After some research, I learned that The Story of a Life had long been out of print in English and contemplated coordinating the publication of a new edition. First, however, I decided to compare the Russian text against the existing translations. I had read Joseph Barnes’s translation published by Pantheon Books in New York in the spring of 1964 and reissued in paperback in 1982.fn1 Reading Barnes’s rendering again I recalled my initial amazement at Paustovsky’s work, but was disappointed by how flat-footed, awkward and frustratingly literal the translation was. Nearly every page contained an error or two and it was obvious that in many instances Barnes had misunderstood the Russian original and ended up producing sentences that either were wrong or distorted Paustovsky’s meaning.
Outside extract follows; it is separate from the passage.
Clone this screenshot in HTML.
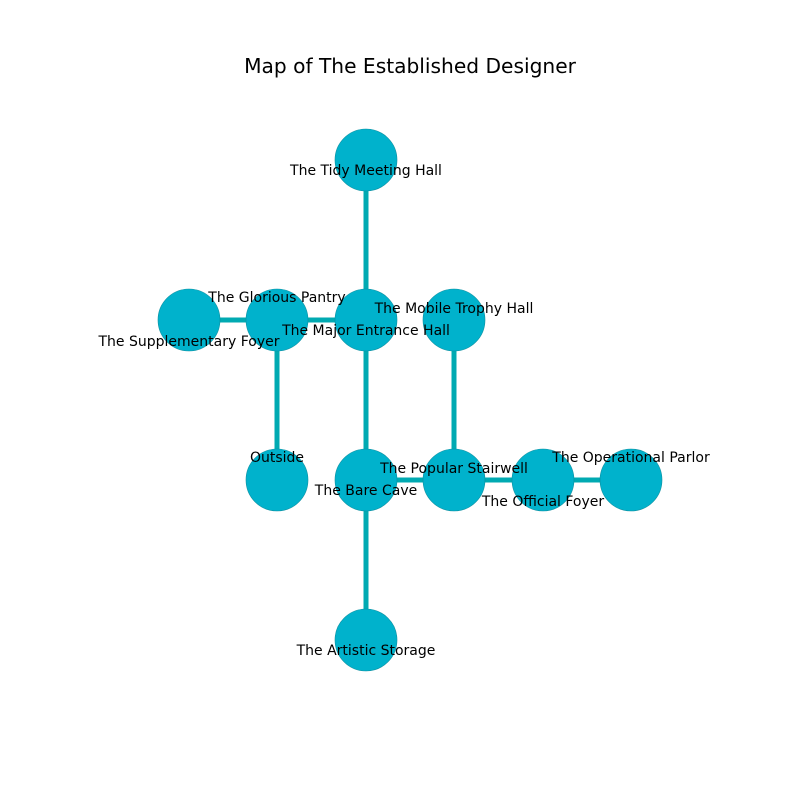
<!DOCTYPE html>
<html><head><style>body{margin:0;background:#fff}</style></head><body>
<svg width="800" height="800" xmlns="http://www.w3.org/2000/svg" font-family="DejaVu Sans, Liberation Sans, sans-serif">
<rect width="800" height="800" fill="#fff"/>
<text x="410" y="73" font-size="20.2" text-anchor="middle">Map of The Established Designer</text>
<g stroke="#00aab2" stroke-width="5">
<line x1="366" y1="160" x2="366" y2="640"/>
<line x1="189" y1="320" x2="366" y2="320"/>
<line x1="277" y1="320" x2="277" y2="480"/>
<line x1="454" y1="320" x2="454" y2="480"/>
<line x1="366" y1="480" x2="631" y2="480"/>
</g>
<g fill="#00b2cc" stroke="#0a8fa0" stroke-width="0.6">
<circle cx="366" cy="160" r="31"/>
<circle cx="189" cy="320" r="31"/>
<circle cx="277" cy="320" r="31"/>
<circle cx="366" cy="320" r="31"/>
<circle cx="454" cy="320" r="31"/>
<circle cx="277" cy="480" r="31"/>
<circle cx="366" cy="480" r="31"/>
<circle cx="454" cy="480" r="31"/>
<circle cx="543" cy="480" r="31"/>
<circle cx="631" cy="480" r="31"/>
<circle cx="366" cy="640" r="31"/>
</g>
<g font-size="14" text-anchor="middle" fill="#000">
<text x="366" y="175">The Tidy Meeting Hall</text>
<text x="277" y="302">The Glorious Pantry</text>
<text x="454" y="313">The Mobile Trophy Hall</text>
<text x="366" y="335">The Major Entrance Hall</text>
<text x="189" y="346">The Supplementary Foyer</text>
<text x="277" y="462">Outside</text>
<text x="631" y="462">The Operational Parlor</text>
<text x="454" y="473">The Popular Stairwell</text>
<text x="366" y="495">The Bare Cave</text>
<text x="543" y="506">The Official Foyer</text>
<text x="366" y="655">The Artistic Storage</text>
</g>
</svg>
</body></html>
And Barnes had nearly always ignored the many instances of verse quoted by Paustovsky and left them out of his translation.fn2

A few months after the American publication in 1964, Harvill Press in London published The Story of a Life: Childhood and Schooldays, the first volume of Paustovsky’s hexalogy, in a translation by Manya Harari and Michael Duncan. Harari, the translator (with Max Hayward) of Pasternak’s Doctor Zhivago, as well as works by Ilya Ehrenburg and Yevgenia Ginzburg, was a co-founder of Harvill. Together with Duncan and then Andrew Thomson, Harari translated the next three volumes – Slow Approach of Thunder (1965), In that Dawn (1967) and Years of Hope (1968). After Harari fell ill in 1967 with the cancer that would take her life, Harvill commissioned Kyril Fitzlyon to translate the final volumes, published as Southern Adventure (1969) and The Restless Years (1974).

The Harvill translations are superior to Barnes’s work, but they are not without fault. Like his translation, the first three volumes were done when Paustovsky was still alive and there was the hope that he might win the Nobel Prize. Speed was of the essence, and in the rush to complete the translations as quickly as possible, a great many errors and omissions made their way into the Harvill publications as well.

Clauses, sentences, paragraphs and even an entire chapter – ‘Here Lives Nobody’ in volume two – have been omitted. Names are incorrectly rendered (an Ivanov becomes a Karavaev in the chapter ‘Artillerymen’), animals change species (‘clouds of fry’ become ‘a flock of water birds’ in ‘The Zone of Silence’), places are muddled (Kobrin becomes Brest in ‘Treason’), numbers get scrambled (the consumptive Glasha loses eight years of her life and is made seventeen instead of twenty-five in ‘The Suburb of Chechelevka’). Errors like these appear throughout.